To make employers become more amenable in employee salary negotiations (a tip -- use the phrase "is there any way you can be more flexible?" when talking money with hiring managers), know ahead of time what your final salary figure is.

Don't be reluctant to talk to a recruiter or career counselor to see if you're in the ballpark -- even if you have to pay a fee for professional advice. It's worth it to get an extra $5,000 or $10,000 in your salary package after you negotiate.

Also, make sure you give yourself the time you need to negotiate a good salary package, experts say.

"Because the hiring process can be unpredictable, it's possible that an offer can come sooner than expected," notes Kelly Mattice, vice president at recruitment firm The Execu|Search Group in New York City. "Don't let it catch you off guard. Give yourself time to think about the offer on your own. If the employer truly wants you to accept the offer, they will typically allow a day, sometimes more, for you to mull it over. Take this time to think about whether or not the offer package addresses all of the areas that are most important to you."

Mattice also advises not showing your hand too soon. "There's an old saying in the realm of negotiating that says, 'The first person that says the number loses,'" she says. "Unless you're prepared to lose a negotiation, wait until the employer presents you with a number first.
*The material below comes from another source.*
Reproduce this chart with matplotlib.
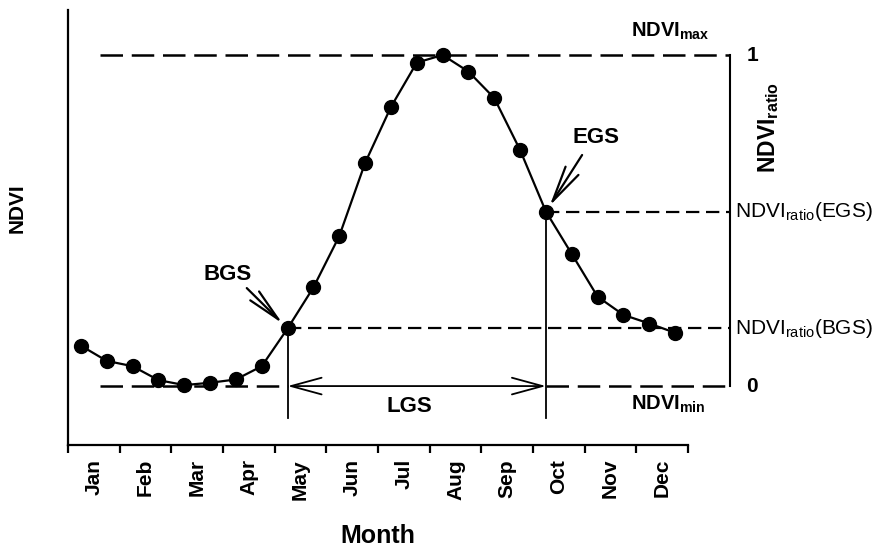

If you open the negotiation with a suggestion of $50k, but your employer was willing to pay you $60k, you may have to settle for less than you could have made." 

One last piece of advice -- be upfront and bring up your potential value to the firm, right at the negotiating table. "You'll want to discuss how you compare to your competition and what you are bringing to the employer," says Lynda McKay, vice president of Human Resource Consulting at Bagnall, an employee benefits and HR consulting firm in Phoenix.
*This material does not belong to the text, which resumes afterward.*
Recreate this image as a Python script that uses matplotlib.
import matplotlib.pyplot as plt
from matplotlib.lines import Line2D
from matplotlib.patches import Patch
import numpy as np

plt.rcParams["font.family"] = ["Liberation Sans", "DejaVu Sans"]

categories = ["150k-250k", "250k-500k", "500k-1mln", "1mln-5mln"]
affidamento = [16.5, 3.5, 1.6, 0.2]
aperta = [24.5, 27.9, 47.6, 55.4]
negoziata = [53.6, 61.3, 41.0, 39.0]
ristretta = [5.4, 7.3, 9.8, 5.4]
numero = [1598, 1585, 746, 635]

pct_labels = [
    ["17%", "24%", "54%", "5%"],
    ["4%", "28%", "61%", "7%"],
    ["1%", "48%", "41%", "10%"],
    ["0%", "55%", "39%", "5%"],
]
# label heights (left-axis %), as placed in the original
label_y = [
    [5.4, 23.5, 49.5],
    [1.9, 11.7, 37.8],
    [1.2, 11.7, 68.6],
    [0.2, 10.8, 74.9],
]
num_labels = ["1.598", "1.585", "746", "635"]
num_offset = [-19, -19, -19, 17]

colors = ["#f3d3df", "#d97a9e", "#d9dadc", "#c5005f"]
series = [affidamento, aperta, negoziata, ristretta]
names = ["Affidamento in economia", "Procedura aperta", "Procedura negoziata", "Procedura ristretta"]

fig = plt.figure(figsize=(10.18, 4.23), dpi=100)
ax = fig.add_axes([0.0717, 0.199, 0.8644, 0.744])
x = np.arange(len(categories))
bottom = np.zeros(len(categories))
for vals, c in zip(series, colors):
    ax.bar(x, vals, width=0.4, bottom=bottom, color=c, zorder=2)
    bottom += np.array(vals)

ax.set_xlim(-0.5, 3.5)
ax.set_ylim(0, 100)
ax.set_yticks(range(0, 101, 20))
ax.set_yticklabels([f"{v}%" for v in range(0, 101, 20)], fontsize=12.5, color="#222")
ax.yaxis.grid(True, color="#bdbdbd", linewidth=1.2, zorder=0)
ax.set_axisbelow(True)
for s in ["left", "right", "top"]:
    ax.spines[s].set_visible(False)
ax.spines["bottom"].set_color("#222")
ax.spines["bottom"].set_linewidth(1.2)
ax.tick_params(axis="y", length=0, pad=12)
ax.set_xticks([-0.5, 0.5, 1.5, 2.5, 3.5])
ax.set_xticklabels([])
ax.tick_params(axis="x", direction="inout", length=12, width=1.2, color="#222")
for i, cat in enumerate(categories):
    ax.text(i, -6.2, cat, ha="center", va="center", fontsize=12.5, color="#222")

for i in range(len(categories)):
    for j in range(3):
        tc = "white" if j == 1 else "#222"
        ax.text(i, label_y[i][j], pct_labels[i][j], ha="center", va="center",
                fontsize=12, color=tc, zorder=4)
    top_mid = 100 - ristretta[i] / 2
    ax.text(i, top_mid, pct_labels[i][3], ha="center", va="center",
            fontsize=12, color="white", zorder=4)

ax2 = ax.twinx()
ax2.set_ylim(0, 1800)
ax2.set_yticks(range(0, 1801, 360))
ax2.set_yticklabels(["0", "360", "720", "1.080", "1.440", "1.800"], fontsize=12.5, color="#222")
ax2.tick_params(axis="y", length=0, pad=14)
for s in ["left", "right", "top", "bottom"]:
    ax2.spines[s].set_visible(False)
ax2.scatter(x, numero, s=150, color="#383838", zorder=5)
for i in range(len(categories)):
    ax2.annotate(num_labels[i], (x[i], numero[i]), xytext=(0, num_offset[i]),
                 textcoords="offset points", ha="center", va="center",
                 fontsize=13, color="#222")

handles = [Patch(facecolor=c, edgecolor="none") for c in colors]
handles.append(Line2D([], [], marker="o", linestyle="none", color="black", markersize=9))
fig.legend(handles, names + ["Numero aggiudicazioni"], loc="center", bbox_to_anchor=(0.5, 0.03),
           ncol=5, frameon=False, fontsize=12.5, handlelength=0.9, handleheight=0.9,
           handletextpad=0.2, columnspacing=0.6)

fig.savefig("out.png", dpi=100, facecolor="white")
But bide your time for a good opening to make your case. "Always wait for the employer to bring up the topic of compensation, then respond," adds McKay. "And never make it personal; always maintain professionalism throughout the process."

All in all, it's not a bad deal for you 2016 job salary negotiators. You've got an early 10% bonus before talking salary, based on the Robert Half data. And you've got some additional great advice from the experts above, to pad your pockets even more before you sign on to a new job.